Amaro was “spinning” as coach Rex Ryan termed it during spring camps but seems to be coming around. Amaro scored a touchdown in the Jets dress rehearsal against the Giants during the third week of the preseason. Amaro had historic production in Texas Tech’s offense spread offense and we expect good things from Amaro in time with a good deal of the passing game going through him. In the meantime, his adjustment to playing the emerging move or “F” tight end role might be prove a steep learning curve in the player’s first year. Look for him to be most productive on third downs and in the red zone for this offense.
#7. OG Brian Winters
With the average age of the other four offensive linemen pegged at 30, Winters is the first piece of what might become a seriously re-worked line in two to three seasons time. Winters, 23, was the focus of a lot of negative attention during his rookie season, but the transitioning tackle from Kent State seemed to take it in stride and has returned as a better physical specimen. While many middle-round rookie linemen have the luxury of learning from the sidelines, Winters was pressed into service after just four games and struggled, needed a lot of attention from tackle D’Brickashaw Ferguson and center Nick Mangold.

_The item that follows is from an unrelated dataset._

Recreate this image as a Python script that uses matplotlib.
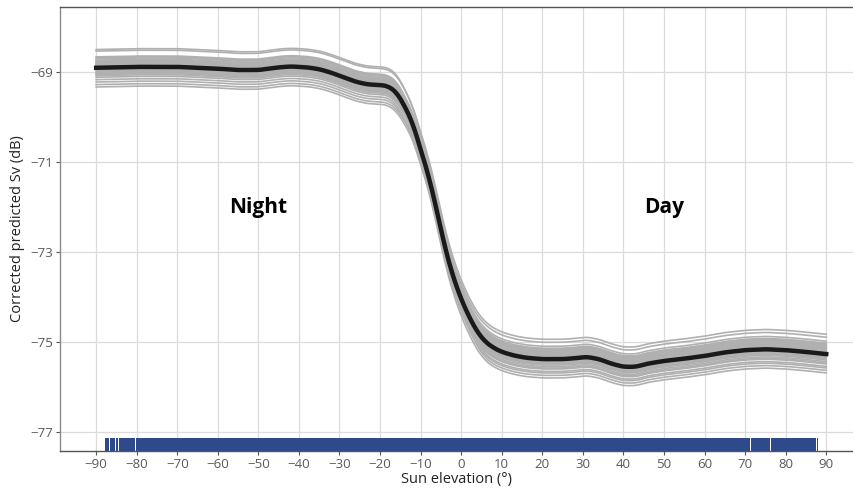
import numpy as np
import matplotlib.pyplot as plt
import matplotlib.transforms as mtransforms

# mean smooth (sun elevation in degrees, corrected predicted Sv in dB)
elev = [-90, -85, -80, -75, -70, -65, -60, -55, -50, -45, -42, -38, -35, -32, -29,
        -26, -23, -20, -18, -16, -14, -12, -10, -8, -6, -4, -2, 0, 2, 4, 6, 8, 10,
        13, 16, 20, 25, 28, 31, 34, 37, 40, 43, 46, 50, 55, 60, 65, 70, 75, 80, 85, 90]
sv_mean = [-68.91, -68.90, -68.89, -68.89, -68.89, -68.91, -68.93, -68.96, -68.96,
           -68.90, -68.88, -68.90, -68.94, -69.02, -69.12, -69.22, -69.28, -69.29,
           -69.32, -69.45, -69.75, -70.13, -70.72, -71.32, -72.08, -72.90, -73.55,
           -74.05, -74.45, -74.78, -75.00, -75.13, -75.22, -75.30, -75.35, -75.38,
           -75.38, -75.36, -75.33, -75.38, -75.48, -75.55, -75.55, -75.48, -75.42,
           -75.37, -75.31, -75.23, -75.18, -75.16, -75.18, -75.22, -75.27]

# bootstrap replicates: relative position within the spread, night side and day side
boot_night = [0.92, 0.84, 0.55, 0.45, 0.38, 0.30, 0.25, 0.18, 0.12, 0.08, 0.03, -0.02,
              -0.07, -0.12, -0.17, -0.22, -0.28, -0.34, -0.40, -0.48, -0.60, -0.72,
              -0.85, -0.97, 0.50, -0.30, 0.15, 0.35, -0.10, 0.22]
boot_day = [0.45, 1.00, 0.30, 0.85, 0.15, 0.50, 0.05, 0.38, -0.05, 0.25, -0.15, 0.55,
            -0.25, 0.02, -0.38, 0.33, -0.50, -0.10, -0.70, 0.20, -0.95, -0.30, 0.42,
            -0.20, -0.62, 0.10, -0.82, 0.65, -0.45, 0.12]
spread = 0.44

# rug of observations (solid runs between small gaps)
rug_start = [-87.7, -86.55, -85.0, -84.3, -80.05, 71.45, 76.45, 87.75]
rug_end = [-86.8, -85.25, -84.55, -80.3, 71.2, 76.2, 87.5, 88.0]

xticks = list(range(-90, 91, 10))
yticks = [-69, -71, -73, -75, -77]

plt.rcParams['font.family'] = ['Open Sans', 'DejaVu Sans']

fig = plt.figure(figsize=(8.54, 4.93), dpi=100)
ax = fig.add_axes([0.0703, 0.0852, 0.929, 0.9006])

xs = np.linspace(-90, 90, 721)
k = np.ones(9) / 9


def smooth(y):
    yp = np.concatenate([np.full(4, y[0]), y, np.full(4, y[-1])])
    return np.convolve(yp, k, mode='valid')


mean_fine = smooth(np.interp(xs, elev, sv_mean))
for on, od in zip(boot_night, boot_day):
    off = smooth(np.interp(xs, [-90, -16, 6, 90], [on, on, od, od])) * spread
    ax.plot(xs, mean_fine + off, color='#b0b0b0', lw=1.2, zorder=2)
ax.plot(xs, mean_fine, color='#1a1a1a', lw=3.2, zorder=3)

trans = mtransforms.blended_transform_factory(ax.transData, ax.transAxes)
segs = [(s, e - s) for s, e in zip(rug_start, rug_end)]
ax.broken_barh(segs, (0, 0.03), transform=trans, color='#2e4a8b', zorder=4,
               linewidth=0)

ax.text(-50, -72.02, 'Night', fontsize=15, fontweight='bold', ha='center', va='center')
ax.text(50, -72.02, 'Day', fontsize=15, fontweight='bold', ha='center', va='center')

ax.set_xlim(-98.9, 96.7)
ax.set_ylim(-77.42, -67.56)
ax.set_xticks(xticks)
ax.set_yticks(yticks)
ax.set_xticklabels([str(t).replace('-', '\u2212') for t in xticks])
ax.set_yticklabels([str(t).replace('-', '\u2212') for t in yticks])
ax.grid(True, color='#dcdcdc', lw=0.9, zorder=0)
ax.set_axisbelow(True)
ax.tick_params(colors='#555555', labelsize=9.5, length=3, width=0.8, pad=2)
ax.tick_params(axis='both', labelcolor='#595959')

for side in ['left', 'bottom', 'top']:
    ax.spines[side].set_color('#555555')
    ax.spines[side].set_linewidth(1.0)
ax.spines['left'].set_color('#8a8a8a')
ax.spines['right'].set_visible(False)

ax.set_xlabel('Sun elevation (°)', fontsize=10.5, color='#222222', labelpad=1)
ax.set_ylabel('Corrected predicted Sv (dB)', fontsize=10.5, color='#222222', labelpad=4)

fig.savefig('out.png', dpi=100)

Like many of the Jets 2013 rookies, Winters improvement was noticeable during the December and his linemates are eager to see his improvement on the field this fall.
#6. S Calvin Pryor
Between Dee Milliner and rookie Calvin Pryor, the Jets are overhauling their secondary and putting the group into good hands. The 22-year-old Pryor is known mostly as a hard-hitting safety nicknamed “The Louisville Slugger.” While true, Pryor will also bring both range and impact to a position that has been devoid of both during much of Rex Ryan’s tenure with the team. Pryor is known as instinctive and aggressive with excellent pre-snap recognition and zone recognitions to make any needed adjustments before or during the play. Paying him the highest compliment Ryan calls him a “football player” through and through. Typecast as a box safety, Pryor has more than enough range to play that one-high center field role that Ryan covets in his defense, or down around the line using his aggression.
Pryor saw limited time in the defense during camp and preseason due to a concussion suffered during the first practice in pads this summer but if his work in the Bengals game is any indication, the injury hasn’t caused him to hesitate even a little. Look for him to hit the ground running as an impact player for the Jets, starting this weekend.